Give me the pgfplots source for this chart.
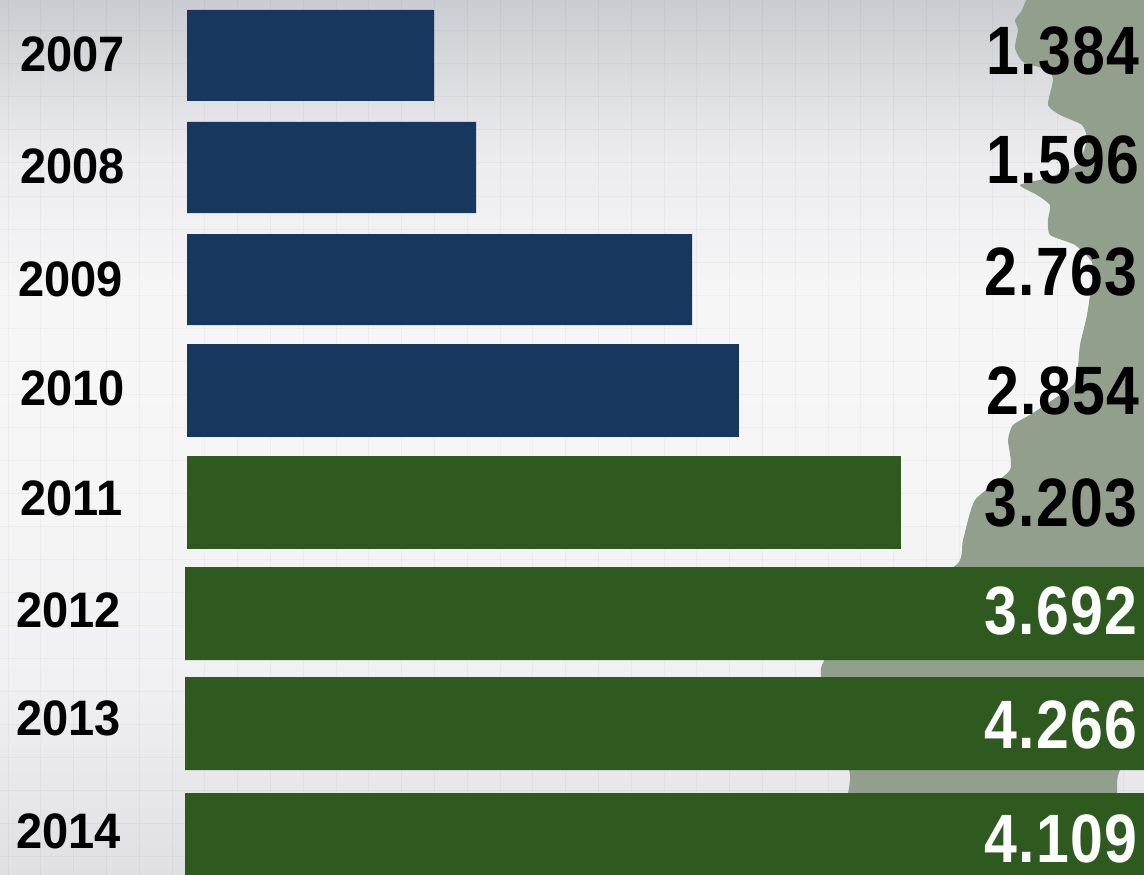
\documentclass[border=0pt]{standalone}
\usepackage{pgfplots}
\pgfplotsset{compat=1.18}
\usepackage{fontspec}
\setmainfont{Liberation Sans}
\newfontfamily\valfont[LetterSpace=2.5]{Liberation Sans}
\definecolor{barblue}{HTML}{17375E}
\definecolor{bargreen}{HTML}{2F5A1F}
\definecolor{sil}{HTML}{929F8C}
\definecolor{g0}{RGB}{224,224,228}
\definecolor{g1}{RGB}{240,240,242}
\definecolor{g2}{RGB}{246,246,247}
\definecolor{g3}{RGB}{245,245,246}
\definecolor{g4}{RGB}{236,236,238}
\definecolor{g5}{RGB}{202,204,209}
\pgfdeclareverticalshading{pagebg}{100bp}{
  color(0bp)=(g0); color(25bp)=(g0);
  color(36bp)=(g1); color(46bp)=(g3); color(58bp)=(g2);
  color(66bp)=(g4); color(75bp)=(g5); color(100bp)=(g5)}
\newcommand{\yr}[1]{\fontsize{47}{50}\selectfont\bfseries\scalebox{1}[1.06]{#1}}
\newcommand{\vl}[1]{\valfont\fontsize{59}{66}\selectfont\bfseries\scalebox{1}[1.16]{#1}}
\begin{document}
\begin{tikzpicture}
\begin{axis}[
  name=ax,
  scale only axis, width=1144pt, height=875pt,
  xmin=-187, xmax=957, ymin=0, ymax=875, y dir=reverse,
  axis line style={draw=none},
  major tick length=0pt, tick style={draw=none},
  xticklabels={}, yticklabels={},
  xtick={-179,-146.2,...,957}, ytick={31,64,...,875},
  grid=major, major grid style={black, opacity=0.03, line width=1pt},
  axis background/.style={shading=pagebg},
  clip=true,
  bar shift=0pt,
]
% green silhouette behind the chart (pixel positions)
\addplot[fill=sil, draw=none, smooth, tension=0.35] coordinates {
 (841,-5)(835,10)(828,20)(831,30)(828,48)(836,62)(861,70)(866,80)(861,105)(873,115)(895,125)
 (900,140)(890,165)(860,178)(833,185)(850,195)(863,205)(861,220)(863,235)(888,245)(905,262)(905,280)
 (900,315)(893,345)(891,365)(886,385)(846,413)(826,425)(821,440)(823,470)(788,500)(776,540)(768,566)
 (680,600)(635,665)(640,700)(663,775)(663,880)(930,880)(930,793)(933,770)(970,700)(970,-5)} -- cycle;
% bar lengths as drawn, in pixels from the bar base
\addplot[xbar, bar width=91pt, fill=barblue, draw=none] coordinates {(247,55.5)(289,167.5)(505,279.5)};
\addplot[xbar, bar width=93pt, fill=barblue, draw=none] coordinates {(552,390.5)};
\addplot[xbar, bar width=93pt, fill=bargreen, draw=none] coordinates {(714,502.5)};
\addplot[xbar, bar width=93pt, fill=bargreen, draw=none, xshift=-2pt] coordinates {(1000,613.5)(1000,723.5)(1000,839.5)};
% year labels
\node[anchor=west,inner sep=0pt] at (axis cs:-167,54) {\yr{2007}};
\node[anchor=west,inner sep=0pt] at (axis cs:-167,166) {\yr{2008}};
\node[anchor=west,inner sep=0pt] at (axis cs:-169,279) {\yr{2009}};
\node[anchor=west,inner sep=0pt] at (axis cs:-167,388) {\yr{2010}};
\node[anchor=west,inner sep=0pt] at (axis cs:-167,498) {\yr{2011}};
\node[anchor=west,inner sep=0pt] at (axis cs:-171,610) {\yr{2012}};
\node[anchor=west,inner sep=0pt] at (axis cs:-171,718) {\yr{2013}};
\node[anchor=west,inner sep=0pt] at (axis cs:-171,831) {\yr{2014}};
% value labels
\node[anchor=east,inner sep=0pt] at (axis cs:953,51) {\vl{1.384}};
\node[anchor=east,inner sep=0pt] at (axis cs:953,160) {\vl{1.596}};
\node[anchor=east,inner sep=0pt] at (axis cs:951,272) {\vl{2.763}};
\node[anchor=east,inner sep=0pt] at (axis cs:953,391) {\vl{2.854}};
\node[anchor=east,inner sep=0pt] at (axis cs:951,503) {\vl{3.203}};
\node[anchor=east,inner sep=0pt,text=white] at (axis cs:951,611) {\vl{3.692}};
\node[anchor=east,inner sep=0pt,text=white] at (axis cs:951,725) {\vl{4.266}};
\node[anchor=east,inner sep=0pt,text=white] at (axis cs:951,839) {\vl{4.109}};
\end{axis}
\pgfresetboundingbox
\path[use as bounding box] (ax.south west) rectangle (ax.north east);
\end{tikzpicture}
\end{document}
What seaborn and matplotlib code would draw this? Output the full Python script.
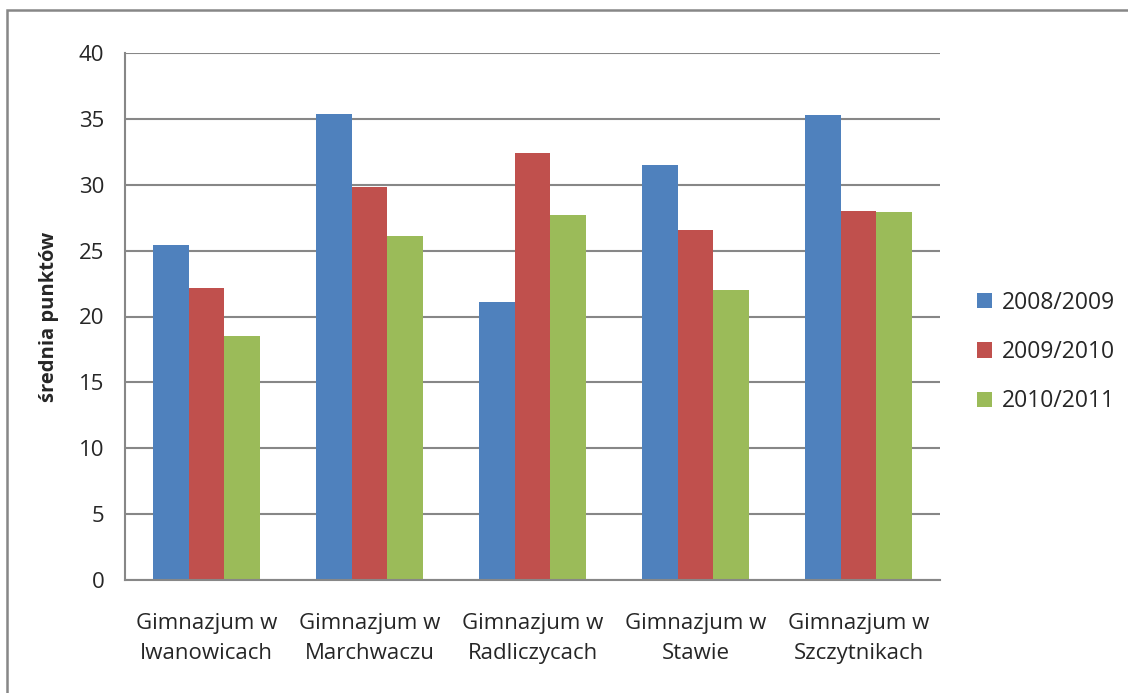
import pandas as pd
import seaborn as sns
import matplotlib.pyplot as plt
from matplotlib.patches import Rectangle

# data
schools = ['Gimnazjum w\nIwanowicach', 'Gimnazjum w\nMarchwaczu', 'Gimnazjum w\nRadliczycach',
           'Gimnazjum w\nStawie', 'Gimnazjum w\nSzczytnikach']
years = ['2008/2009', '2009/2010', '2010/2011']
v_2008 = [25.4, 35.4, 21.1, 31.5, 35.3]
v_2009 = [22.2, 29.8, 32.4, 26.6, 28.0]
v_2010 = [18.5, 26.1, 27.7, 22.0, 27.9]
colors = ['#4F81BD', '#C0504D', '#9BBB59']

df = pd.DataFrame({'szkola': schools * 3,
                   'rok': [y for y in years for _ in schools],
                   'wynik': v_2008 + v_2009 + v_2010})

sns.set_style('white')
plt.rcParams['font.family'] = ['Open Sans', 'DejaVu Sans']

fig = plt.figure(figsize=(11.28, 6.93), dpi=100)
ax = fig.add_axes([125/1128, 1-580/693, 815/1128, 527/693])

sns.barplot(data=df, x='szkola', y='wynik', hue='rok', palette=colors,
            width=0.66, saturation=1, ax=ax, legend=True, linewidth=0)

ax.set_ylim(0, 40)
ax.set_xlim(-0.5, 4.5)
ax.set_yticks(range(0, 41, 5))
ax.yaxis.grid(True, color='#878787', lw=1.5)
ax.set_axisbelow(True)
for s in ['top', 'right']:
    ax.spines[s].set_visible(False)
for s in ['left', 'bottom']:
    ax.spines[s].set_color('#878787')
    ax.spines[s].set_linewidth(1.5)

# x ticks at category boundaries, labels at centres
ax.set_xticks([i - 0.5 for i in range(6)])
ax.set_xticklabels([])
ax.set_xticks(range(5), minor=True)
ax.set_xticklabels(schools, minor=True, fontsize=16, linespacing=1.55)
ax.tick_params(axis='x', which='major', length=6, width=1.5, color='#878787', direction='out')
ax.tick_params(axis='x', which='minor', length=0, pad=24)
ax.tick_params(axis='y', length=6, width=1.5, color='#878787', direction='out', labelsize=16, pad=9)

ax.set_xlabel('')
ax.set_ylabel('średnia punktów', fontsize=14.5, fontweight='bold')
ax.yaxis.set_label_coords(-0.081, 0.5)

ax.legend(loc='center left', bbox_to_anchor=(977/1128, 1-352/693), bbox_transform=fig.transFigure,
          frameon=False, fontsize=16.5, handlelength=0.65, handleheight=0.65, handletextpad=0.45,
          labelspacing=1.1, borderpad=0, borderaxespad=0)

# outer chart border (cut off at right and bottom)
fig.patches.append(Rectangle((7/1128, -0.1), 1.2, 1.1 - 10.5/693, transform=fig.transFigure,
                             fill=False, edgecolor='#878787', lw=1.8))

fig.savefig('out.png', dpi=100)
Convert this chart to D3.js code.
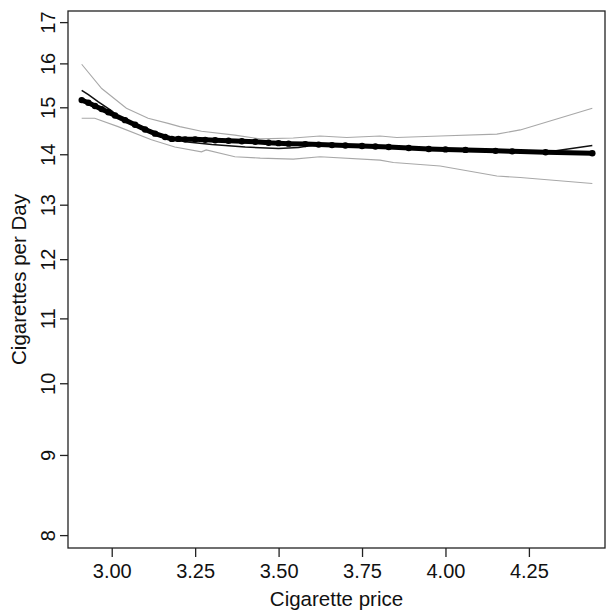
__________
Exercise details: The listing above must be printed again exactly, minus its pictures.

Output of the exercise:
Give me the pgfplots source for this chart.
\documentclass[border=0pt]{standalone}
\usepackage{pgfplots}
\pgfplotsset{compat=1.18}
\usepackage{fontspec}
\setmainfont{Liberation Sans}
\newfontfamily\valfont[LetterSpace=2.5]{Liberation Sans}
\definecolor{barblue}{HTML}{17375E}
\definecolor{bargreen}{HTML}{2F5A1F}
\definecolor{sil}{HTML}{929F8C}
\definecolor{g0}{RGB}{224,224,228}
\definecolor{g1}{RGB}{240,240,242}
\definecolor{g2}{RGB}{246,246,247}
\definecolor{g3}{RGB}{245,245,246}
\definecolor{g4}{RGB}{236,236,238}
\definecolor{g5}{RGB}{202,204,209}
\pgfdeclareverticalshading{pagebg}{100bp}{
  color(0bp)=(g0); color(25bp)=(g0);
  color(36bp)=(g1); color(46bp)=(g3); color(58bp)=(g2);
  color(66bp)=(g4); color(75bp)=(g5); color(100bp)=(g5)}
\newcommand{\yr}[1]{\fontsize{47}{50}\selectfont\bfseries\scalebox{1}[1.06]{#1}}
\newcommand{\vl}[1]{\valfont\fontsize{59}{66}\selectfont\bfseries\scalebox{1}[1.16]{#1}}
\begin{document}
\begin{tikzpicture}
\begin{axis}[
  name=ax,
  scale only axis, width=1144pt, height=875pt,
  xmin=-187, xmax=957, ymin=0, ymax=875, y dir=reverse,
  axis line style={draw=none},
  major tick length=0pt, tick style={draw=none},
  xticklabels={}, yticklabels={},
  xtick={-179,-146.2,...,957}, ytick={31,64,...,875},
  grid=major, major grid style={black, opacity=0.03, line width=1pt},
  axis background/.style={shading=pagebg},
  clip=true,
  bar shift=0pt,
]
% green silhouette behind the chart (pixel positions)
\addplot[fill=sil, draw=none, smooth, tension=0.35] coordinates {
 (841,-5)(835,10)(828,20)(831,30)(828,48)(836,62)(861,70)(866,80)(861,105)(873,115)(895,125)
 (900,140)(890,165)(860,178)(833,185)(850,195)(863,205)(861,220)(863,235)(888,245)(905,262)(905,280)
 (900,315)(893,345)(891,365)(886,385)(846,413)(826,425)(821,440)(823,470)(788,500)(776,540)(768,566)
 (680,600)(635,665)(640,700)(663,775)(663,880)(930,880)(930,793)(933,770)(970,700)(970,-5)} -- cycle;
% bar lengths as drawn, in pixels from the bar base
\addplot[xbar, bar width=91pt, fill=barblue, draw=none] coordinates {(247,55.5)(289,167.5)(505,279.5)};
\addplot[xbar, bar width=93pt, fill=barblue, draw=none] coordinates {(552,390.5)};
\addplot[xbar, bar width=93pt, fill=bargreen, draw=none] coordinates {(714,502.5)};
\addplot[xbar, bar width=93pt, fill=bargreen, draw=none, xshift=-2pt] coordinates {(1000,613.5)(1000,723.5)(1000,839.5)};
% year labels
\node[anchor=west,inner sep=0pt] at (axis cs:-167,54) {\yr{2007}};
\node[anchor=west,inner sep=0pt] at (axis cs:-167,166) {\yr{2008}};
\node[anchor=west,inner sep=0pt] at (axis cs:-169,279) {\yr{2009}};
\node[anchor=west,inner sep=0pt] at (axis cs:-167,388) {\yr{2010}};
\node[anchor=west,inner sep=0pt] at (axis cs:-167,498) {\yr{2011}};
\node[anchor=west,inner sep=0pt] at (axis cs:-171,610) {\yr{2012}};
\node[anchor=west,inner sep=0pt] at (axis cs:-171,718) {\yr{2013}};
\node[anchor=west,inner sep=0pt] at (axis cs:-171,831) {\yr{2014}};
% value labels
\node[anchor=east,inner sep=0pt] at (axis cs:953,51) {\vl{1.384}};
\node[anchor=east,inner sep=0pt] at (axis cs:953,160) {\vl{1.596}};
\node[anchor=east,inner sep=0pt] at (axis cs:951,272) {\vl{2.763}};
\node[anchor=east,inner sep=0pt] at (axis cs:953,391) {\vl{2.854}};
\node[anchor=east,inner sep=0pt] at (axis cs:951,503) {\vl{3.203}};
\node[anchor=east,inner sep=0pt,text=white] at (axis cs:951,611) {\vl{3.692}};
\node[anchor=east,inner sep=0pt,text=white] at (axis cs:951,725) {\vl{4.266}};
\node[anchor=east,inner sep=0pt,text=white] at (axis cs:951,839) {\vl{4.109}};
\end{axis}
\pgfresetboundingbox
\path[use as bounding box] (ax.south west) rectangle (ax.north east);
\end{tikzpicture}
\end{document}
What seaborn and matplotlib code would draw this? Output the full Python script.
import pandas as pd
import seaborn as sns
import matplotlib.pyplot as plt
from matplotlib.patches import Rectangle

# data
schools = ['Gimnazjum w\nIwanowicach', 'Gimnazjum w\nMarchwaczu', 'Gimnazjum w\nRadliczycach',
           'Gimnazjum w\nStawie', 'Gimnazjum w\nSzczytnikach']
years = ['2008/2009', '2009/2010', '2010/2011']
v_2008 = [25.4, 35.4, 21.1, 31.5, 35.3]
v_2009 = [22.2, 29.8, 32.4, 26.6, 28.0]
v_2010 = [18.5, 26.1, 27.7, 22.0, 27.9]
colors = ['#4F81BD', '#C0504D', '#9BBB59']

df = pd.DataFrame({'szkola': schools * 3,
                   'rok': [y for y in years for _ in schools],
                   'wynik': v_2008 + v_2009 + v_2010})

sns.set_style('white')
plt.rcParams['font.family'] = ['Open Sans', 'DejaVu Sans']

fig = plt.figure(figsize=(11.28, 6.93), dpi=100)
ax = fig.add_axes([125/1128, 1-580/693, 815/1128, 527/693])

sns.barplot(data=df, x='szkola', y='wynik', hue='rok', palette=colors,
            width=0.66, saturation=1, ax=ax, legend=True, linewidth=0)

ax.set_ylim(0, 40)
ax.set_xlim(-0.5, 4.5)
ax.set_yticks(range(0, 41, 5))
ax.yaxis.grid(True, color='#878787', lw=1.5)
ax.set_axisbelow(True)
for s in ['top', 'right']:
    ax.spines[s].set_visible(False)
for s in ['left', 'bottom']:
    ax.spines[s].set_color('#878787')
    ax.spines[s].set_linewidth(1.5)

# x ticks at category boundaries, labels at centres
ax.set_xticks([i - 0.5 for i in range(6)])
ax.set_xticklabels([])
ax.set_xticks(range(5), minor=True)
ax.set_xticklabels(schools, minor=True, fontsize=16, linespacing=1.55)
ax.tick_params(axis='x', which='major', length=6, width=1.5, color='#878787', direction='out')
ax.tick_params(axis='x', which='minor', length=0, pad=24)
ax.tick_params(axis='y', length=6, width=1.5, color='#878787', direction='out', labelsize=16, pad=9)

ax.set_xlabel('')
ax.set_ylabel('średnia punktów', fontsize=14.5, fontweight='bold')
ax.yaxis.set_label_coords(-0.081, 0.5)

ax.legend(loc='center left', bbox_to_anchor=(977/1128, 1-352/693), bbox_transform=fig.transFigure,
          frameon=False, fontsize=16.5, handlelength=0.65, handleheight=0.65, handletextpad=0.45,
          labelspacing=1.1, borderpad=0, borderaxespad=0)

# outer chart border (cut off at right and bottom)
fig.patches.append(Rectangle((7/1128, -0.1), 1.2, 1.1 - 10.5/693, transform=fig.transFigure,
                             fill=False, edgecolor='#878787', lw=1.8))

fig.savefig('out.png', dpi=100)
Convert this chart to D3.js code.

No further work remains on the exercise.